I want a Miller Nuggets jersey, the gold one, (hope nobody mistakes me for him) til then I'll have to settle for my Elway, rarely worn, as it does NOT enhance their luck, and people look at me like they feel sorry for me, probably for having shrunk to 5-10.


rhys jones 3 years, 10 months ago

Then there was the guy at the Cardinals (football) games -- bro' had season tickets, he sat nearby -- this guy wore the OPPONENT'S jersey to every game, stood up and did an animated "FIRST DOWN" every chance he got, which was plenty, bad as the Cards were... it might have riled some staunch fans in the area, except he was rather large, and of the darker persuasion, discouraging any negative comment; it was all in fun... he was the ANTI-fan, and how much did all these jerseys cost the guy? He was REALLY cool!!
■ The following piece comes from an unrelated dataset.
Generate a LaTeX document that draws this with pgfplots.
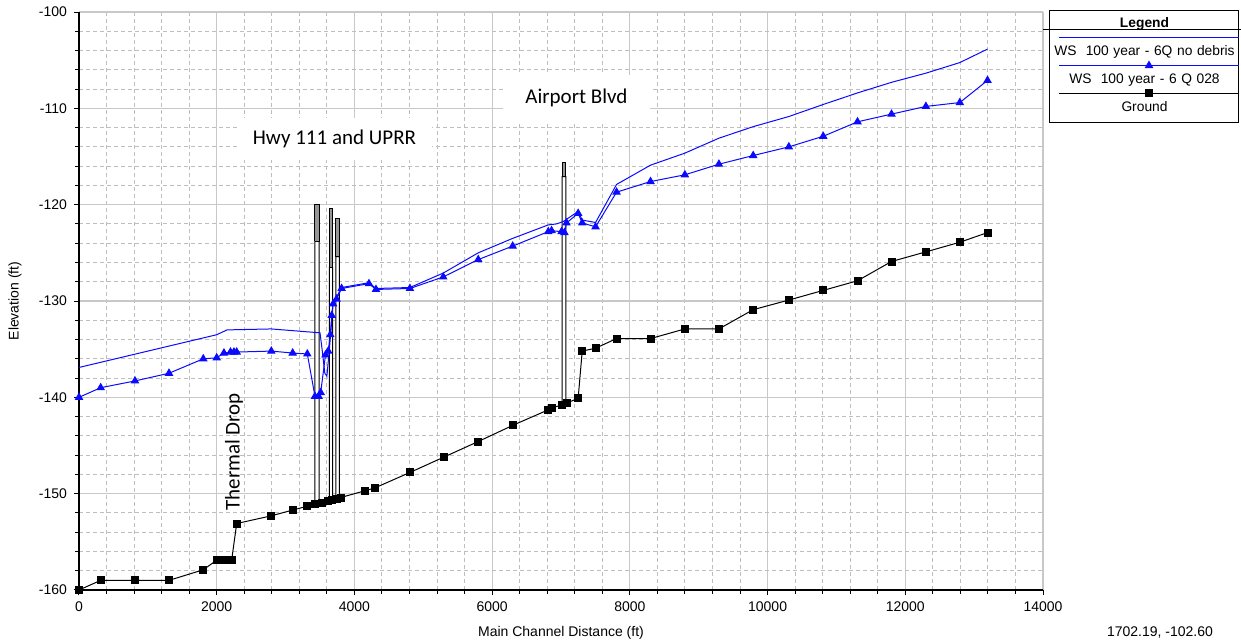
\documentclass[border=0pt]{standalone}
\usepackage{fontspec}
\setmainfont{Liberation Sans}
\newfontfamily\calibri{Carlito}
\usepackage{pgfplots}
\pgfplotsset{compat=1.18}
\definecolor{majgrid}{RGB}{200,200,200}
\definecolor{mingrid}{RGB}{190,190,190}
\definecolor{wsblue}{RGB}{10,10,255}
\definecolor{deck}{RGB}{150,150,150}
\pgfplotsset{myleg/.style={legend image code/.code={
   \path (0pt,0pt);
   \draw[mark repeat=3, mark phase=2, ##1, overlay] plot coordinates {(4pt,7.5pt) (49pt,7.5pt) (94pt,7.5pt)};
}}}
\begin{document}
\begin{tikzpicture}
\path[use as bounding box] (0,0) rectangle (620.5pt,321pt);
\begin{axis}[
  at={(39.5pt,26pt)}, anchor=south west,
  scale only axis, width=482pt, height=289pt,
  xmin=0, xmax=14000, ymin=-160, ymax=-100,
  xtick distance=2000, ytick distance=10,
  minor x tick num=4, minor y tick num=4,
  scaled x ticks=false,
  grid=both,
  major grid style={draw=majgrid, line width=0.6pt},
  minor grid style={draw=mingrid, line width=0.5pt, dash pattern=on 2pt off 1.5pt},
  axis x line*=bottom, axis y line*=left,
  axis line style={black, line width=0.6pt, -},
  tick align=outside, major tick length=2.5pt, minor tick length=2pt,
  tick style={black, line width=0.5pt},
  ticklabel style={font=\fontsize{7}{8}\selectfont},
  /pgf/number format/assume math mode=true,
  /pgf/number format/1000 sep={},
  xlabel={Main Channel Distance (ft)}, ylabel={Elevation (ft)},
  label style={font=\fontsize{7}{8}\selectfont},
  xlabel style={at={(axis description cs:0.5,-0.0744)}, anchor=center},
  ylabel style={at={(axis description cs:-0.0664,0.5)}, anchor=center},
  clip=false,
  legend cell align=center,
  legend style={at={(axis description cs:1.00622,1.00346)}, anchor=north west,
    draw=black, line width=0.5pt, inner xsep=0.5pt, inner ysep=0pt,
    font=\fontsize{6.9}{8.3}\selectfont,
    nodes={text width=93pt, align=center, inner xsep=0pt, inner ysep=0pt, minimum height=14pt},
    row sep=0pt, column sep=0pt},
]
\addlegendimage{legend image code/.code={\draw[overlay, black, line width=0.5pt] (-4pt,-2.5pt) -- (100pt,-2.5pt);}}
\addlegendentry{\textbf{Legend}}

% bridges
\addplot[forget plot, draw=black, fill=white, line width=0.5pt] coordinates {(3427,-151.1) (3489,-151.0) (3489,-123.8) (3427,-123.8) (3427,-151.1)};
\addplot[forget plot, draw=black, fill=deck, line width=0.5pt] coordinates {(3427,-123.8) (3489,-123.8) (3489,-120.0) (3427,-120.0) (3427,-123.8)};
\addplot[forget plot, draw=black, fill=white, line width=0.5pt] coordinates {(3635,-150.8) (3683,-150.7) (3683,-126.5) (3635,-126.5) (3635,-150.8)};
\addplot[forget plot, draw=black, fill=deck, line width=0.5pt] coordinates {(3635,-126.5) (3683,-126.5) (3683,-120.4) (3635,-120.4) (3635,-126.5)};
\addplot[forget plot, draw=black, fill=white, line width=0.5pt] coordinates {(3732,-150.6) (3780,-150.5) (3780,-125.4) (3732,-125.4) (3732,-150.6)};
\addplot[forget plot, draw=black, fill=deck, line width=0.5pt] coordinates {(3732,-125.4) (3780,-125.4) (3780,-121.4) (3732,-121.4) (3732,-125.4)};
\addplot[forget plot, draw=black, fill=white, line width=0.5pt] coordinates {(7018,-140.8) (7072,-140.6) (7072,-117.1) (7018,-117.1) (7018,-140.8)};
\addplot[forget plot, draw=black, fill=deck, line width=0.5pt] coordinates {(7018,-117.1) (7072,-117.1) (7072,-115.6) (7018,-115.6) (7018,-117.1)};

% WS no debris
\addplot[wsblue, line width=0.5pt, mark=none, myleg] coordinates {
(0,-136.9) (2000,-133.5) (2150,-133.0) (2793,-132.9) (3316,-133.2) (3500,-133.3) (3530,-135.0) (3570,-137.5) (3600,-137.8) (3630,-135.5) (3660,-133.0) (3690,-130.0) (3740,-129.6) (3814,-128.6) (4211,-128.1) (4313,-128.7) (4806,-128.6) (5290,-127.1) (5798,-125.0) (6298,-123.5) (6815,-122.1) (6935,-122.0) (7033,-121.75) (7249,-120.7) (7308,-121.6) (7502,-121.85) (7807,-117.9) (8300,-115.9) (8799,-114.65) (9293,-113.1) (9791,-111.9) (10309,-110.85) (10808,-109.6) (11306,-108.4) (11800,-107.3) (12299,-106.35) (12792,-105.25) (13194,-103.85)};
\addlegendentry{WS\ \ 100 year - 6Q no debris}

% WS 6 Q 028
\addplot[wsblue, line width=0.5pt, mark=triangle*, mark size=2pt, mark options={solid}, myleg] coordinates {
(0,-140) (315,-139) (813,-138.3) (1307,-137.5) (1805,-136.0) (2000,-135.9) (2105,-135.4) (2200,-135.3) (2250,-135.3) (2290,-135.3) (2793,-135.2) (3103,-135.4) (3316,-135.5) (3427,-139.9) (3480,-139.9) (3510,-139.5) (3580,-135.6) (3620,-135.2) (3650,-133.5) (3670,-131.5) (3690,-130.3) (3740,-129.8) (3814,-128.7) (4211,-128.2) (4313,-128.8) (4806,-128.7) (5290,-127.5) (5798,-125.7) (6298,-124.3) (6815,-122.8) (6863,-122.7) (7008,-122.8) (7050,-122.9) (7080,-121.9) (7249,-120.9) (7308,-121.9) (7502,-122.3) (7807,-118.7) (8300,-117.6) (8799,-116.9) (9293,-115.8) (9791,-114.9) (10309,-114.0) (10808,-112.9) (11306,-111.4) (11800,-110.6) (12299,-109.8) (12792,-109.4) (13194,-107.1)};
\addlegendentry{WS\ \ 100 year - 6 Q 028}

% Ground
\addplot[black, line width=0.5pt, mark=square*, mark size=1.75pt, myleg] coordinates {
(0,-160) (315,-159) (813,-159) (1307,-159) (1805,-157.9) (2000,-156.9) (2050,-156.9) (2100,-156.9) (2150,-156.9) (2217,-156.9) (2290,-153.1) (2793,-152.3) (3103,-151.7) (3316,-151.3) (3432,-151.1) (3530,-151.0) (3620,-150.8) (3680,-150.7) (3740,-150.6) (3800,-150.4) (4153,-149.7) (4298,-149.4) (4806,-147.8) (5300,-146.2) (5794,-144.6) (6302,-142.9) (6814,-141.3) (6863,-141.1) (7008,-140.8) (7080,-140.6) (7249,-140.1) (7308,-135.2) (7502,-134.9) (7807,-133.9) (8300,-133.9) (8799,-132.9) (9293,-132.9) (9791,-130.9) (10309,-129.9) (10808,-128.9) (11306,-127.9) (11800,-125.9) (12299,-124.9) (12792,-123.9) (13194,-122.9)};
\addlegendentry{Ground}

\node[fill=white, minimum width=97.5pt, minimum height=21pt, font=\calibri\fontsize{10.5}{12}\selectfont] at (axis cs:3710,-113.2) {Hwy 111 and UPRR};
\node[fill=white, minimum width=73.5pt, minimum height=23pt, font=\calibri\fontsize{10.5}{12}\selectfont] at (axis cs:7224,-108.93) {Airport Blvd};
\node[rotate=90, font=\calibri\fontsize{10.5}{12}\selectfont] at (axis cs:2251,-145.67) {Thermal Drop};
\node[font=\fontsize{7}{8}\selectfont] at (axis description cs:1.1214,-0.0744) {1702.19, -102.60};
\end{axis}
\end{tikzpicture}
\end{document}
David Moore 3 years, 10 months ago

Rule # 3 and 5 seem to fit me best when it comes to jerseys, guess I lucked out with my lineup of Colorado Avalanche jerseys, they were all stars of the team, except one, which was a star, but got homesick. Also, I guess it depends on how "vintage" you go, way back may be just a bit too far, Hull and Orr are a bit dusty, yet were true pioneers of the sport. I have several Colorado Avalanche jerseys.......a Patrick Roy third jersey, a Peter Forsberg, a Joe Sakic, an Adam Deadmarsh, a Rob Blake, which I never wear, and a Milan Hejduk, the only current player jersey I have. At well over $150 a pop, its one of my more favorite collections, I get quite a few compliments on all of them when I wear them out or to a game, especially the Roy third. Guess I am just saying vintage is not so bad, Its an honor to wear any one of them, except Blakes, can't seem to even give it away.